● **Problem statement**:
Identify the lines that contain the string "document" and copy all of them.

● **Data**:

## Begin

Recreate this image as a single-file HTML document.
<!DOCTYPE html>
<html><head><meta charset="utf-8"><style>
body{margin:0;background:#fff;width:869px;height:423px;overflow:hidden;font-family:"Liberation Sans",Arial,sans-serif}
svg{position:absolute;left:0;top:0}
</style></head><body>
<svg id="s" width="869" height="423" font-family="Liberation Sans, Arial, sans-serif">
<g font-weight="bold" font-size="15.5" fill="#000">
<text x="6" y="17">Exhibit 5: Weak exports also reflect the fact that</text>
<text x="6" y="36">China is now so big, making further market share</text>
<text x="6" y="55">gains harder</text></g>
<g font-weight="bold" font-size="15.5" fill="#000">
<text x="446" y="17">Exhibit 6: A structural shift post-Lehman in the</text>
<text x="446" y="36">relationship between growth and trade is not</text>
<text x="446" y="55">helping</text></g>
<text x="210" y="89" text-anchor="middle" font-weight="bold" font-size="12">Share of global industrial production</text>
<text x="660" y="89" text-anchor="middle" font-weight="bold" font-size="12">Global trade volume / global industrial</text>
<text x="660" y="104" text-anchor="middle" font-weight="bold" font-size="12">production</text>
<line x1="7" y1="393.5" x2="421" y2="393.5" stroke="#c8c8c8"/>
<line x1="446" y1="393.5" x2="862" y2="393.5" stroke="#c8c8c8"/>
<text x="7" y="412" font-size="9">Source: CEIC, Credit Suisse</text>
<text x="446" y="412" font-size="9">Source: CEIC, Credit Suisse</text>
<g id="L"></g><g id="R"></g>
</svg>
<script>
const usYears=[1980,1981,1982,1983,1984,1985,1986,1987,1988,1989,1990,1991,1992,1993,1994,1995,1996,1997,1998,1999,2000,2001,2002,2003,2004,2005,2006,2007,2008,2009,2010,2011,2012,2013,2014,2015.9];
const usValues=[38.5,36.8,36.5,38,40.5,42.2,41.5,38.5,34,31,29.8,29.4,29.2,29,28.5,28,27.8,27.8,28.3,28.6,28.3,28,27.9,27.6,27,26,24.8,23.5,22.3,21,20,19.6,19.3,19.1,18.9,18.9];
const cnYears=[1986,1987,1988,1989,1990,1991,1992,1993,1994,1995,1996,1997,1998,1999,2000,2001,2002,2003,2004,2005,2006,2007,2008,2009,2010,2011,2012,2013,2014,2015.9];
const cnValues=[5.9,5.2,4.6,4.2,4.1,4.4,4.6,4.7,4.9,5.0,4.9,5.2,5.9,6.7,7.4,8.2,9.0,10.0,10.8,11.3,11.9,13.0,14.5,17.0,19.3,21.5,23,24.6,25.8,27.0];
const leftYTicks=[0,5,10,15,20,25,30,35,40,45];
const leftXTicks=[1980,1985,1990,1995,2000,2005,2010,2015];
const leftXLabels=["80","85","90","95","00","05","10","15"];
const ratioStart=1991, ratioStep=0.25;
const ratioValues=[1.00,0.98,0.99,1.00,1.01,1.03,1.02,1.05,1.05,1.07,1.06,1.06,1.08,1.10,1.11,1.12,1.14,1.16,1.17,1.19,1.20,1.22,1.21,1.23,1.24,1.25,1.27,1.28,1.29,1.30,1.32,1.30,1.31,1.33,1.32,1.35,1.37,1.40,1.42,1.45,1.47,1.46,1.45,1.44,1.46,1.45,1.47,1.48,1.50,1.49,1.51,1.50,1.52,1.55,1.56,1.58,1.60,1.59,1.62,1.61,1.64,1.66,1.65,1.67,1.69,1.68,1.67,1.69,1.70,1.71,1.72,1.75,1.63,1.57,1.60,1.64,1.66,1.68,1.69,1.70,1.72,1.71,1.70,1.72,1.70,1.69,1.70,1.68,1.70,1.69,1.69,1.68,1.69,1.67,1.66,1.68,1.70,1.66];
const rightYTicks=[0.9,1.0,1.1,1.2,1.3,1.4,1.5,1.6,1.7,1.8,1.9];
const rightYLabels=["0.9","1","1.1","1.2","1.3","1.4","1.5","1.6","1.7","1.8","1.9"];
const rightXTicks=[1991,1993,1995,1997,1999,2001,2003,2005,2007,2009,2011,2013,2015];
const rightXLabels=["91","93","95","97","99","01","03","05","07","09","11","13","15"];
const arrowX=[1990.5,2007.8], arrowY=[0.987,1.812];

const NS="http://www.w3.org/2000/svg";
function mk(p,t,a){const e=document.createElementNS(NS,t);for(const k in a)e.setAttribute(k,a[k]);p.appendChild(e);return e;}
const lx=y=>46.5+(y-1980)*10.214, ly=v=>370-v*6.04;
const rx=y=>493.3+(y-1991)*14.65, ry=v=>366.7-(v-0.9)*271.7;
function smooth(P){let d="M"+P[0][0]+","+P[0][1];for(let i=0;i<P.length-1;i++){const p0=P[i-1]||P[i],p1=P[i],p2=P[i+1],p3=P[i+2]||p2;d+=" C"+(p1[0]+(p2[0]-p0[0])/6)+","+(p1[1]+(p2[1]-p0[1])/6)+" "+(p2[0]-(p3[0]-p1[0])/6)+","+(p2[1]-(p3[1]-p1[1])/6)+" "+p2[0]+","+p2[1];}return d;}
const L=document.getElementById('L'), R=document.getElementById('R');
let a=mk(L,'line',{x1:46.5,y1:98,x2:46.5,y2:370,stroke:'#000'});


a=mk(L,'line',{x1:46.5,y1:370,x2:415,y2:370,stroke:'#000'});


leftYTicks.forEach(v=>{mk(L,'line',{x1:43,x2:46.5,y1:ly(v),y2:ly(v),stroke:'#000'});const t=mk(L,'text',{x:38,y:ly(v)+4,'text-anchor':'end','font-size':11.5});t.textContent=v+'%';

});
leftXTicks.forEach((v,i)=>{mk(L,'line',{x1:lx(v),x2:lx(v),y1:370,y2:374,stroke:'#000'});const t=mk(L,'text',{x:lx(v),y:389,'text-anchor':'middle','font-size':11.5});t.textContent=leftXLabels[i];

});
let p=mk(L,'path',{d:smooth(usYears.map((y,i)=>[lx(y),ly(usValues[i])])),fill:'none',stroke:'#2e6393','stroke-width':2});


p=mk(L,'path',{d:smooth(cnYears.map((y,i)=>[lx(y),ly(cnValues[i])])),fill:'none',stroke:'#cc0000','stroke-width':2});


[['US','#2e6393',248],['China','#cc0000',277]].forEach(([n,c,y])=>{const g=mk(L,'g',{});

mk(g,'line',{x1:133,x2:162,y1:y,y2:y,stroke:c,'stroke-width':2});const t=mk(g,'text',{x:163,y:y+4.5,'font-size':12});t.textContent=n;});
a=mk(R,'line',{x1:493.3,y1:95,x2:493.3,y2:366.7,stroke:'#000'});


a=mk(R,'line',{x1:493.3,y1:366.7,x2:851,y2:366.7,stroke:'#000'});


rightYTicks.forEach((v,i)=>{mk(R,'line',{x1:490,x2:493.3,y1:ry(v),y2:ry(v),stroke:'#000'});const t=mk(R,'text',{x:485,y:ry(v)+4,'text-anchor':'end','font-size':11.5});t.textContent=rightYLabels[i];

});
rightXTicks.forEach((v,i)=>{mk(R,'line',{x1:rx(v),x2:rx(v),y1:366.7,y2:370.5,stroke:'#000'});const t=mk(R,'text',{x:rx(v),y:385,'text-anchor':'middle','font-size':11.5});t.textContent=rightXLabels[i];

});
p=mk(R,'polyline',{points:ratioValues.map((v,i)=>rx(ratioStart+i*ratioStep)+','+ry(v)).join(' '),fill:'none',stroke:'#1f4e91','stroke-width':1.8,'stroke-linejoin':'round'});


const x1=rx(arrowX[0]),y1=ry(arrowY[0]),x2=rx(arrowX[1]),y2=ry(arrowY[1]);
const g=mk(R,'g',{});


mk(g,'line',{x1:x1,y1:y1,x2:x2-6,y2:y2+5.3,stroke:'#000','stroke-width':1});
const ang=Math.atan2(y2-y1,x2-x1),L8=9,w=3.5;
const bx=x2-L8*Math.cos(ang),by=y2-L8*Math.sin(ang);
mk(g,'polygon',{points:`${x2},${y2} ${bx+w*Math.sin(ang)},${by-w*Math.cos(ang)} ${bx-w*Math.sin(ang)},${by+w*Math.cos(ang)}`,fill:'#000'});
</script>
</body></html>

## End

● **Result**:
Recreate this image as a single-file HTML document.
function mk(p,t,a){const e=document.createElementNS(NS,t);for(const k in a)e.setAttribute(k,a[k]);p.appendChild(e);return e;}
const L=document.getElementById('L'), R=document.getElementById('R');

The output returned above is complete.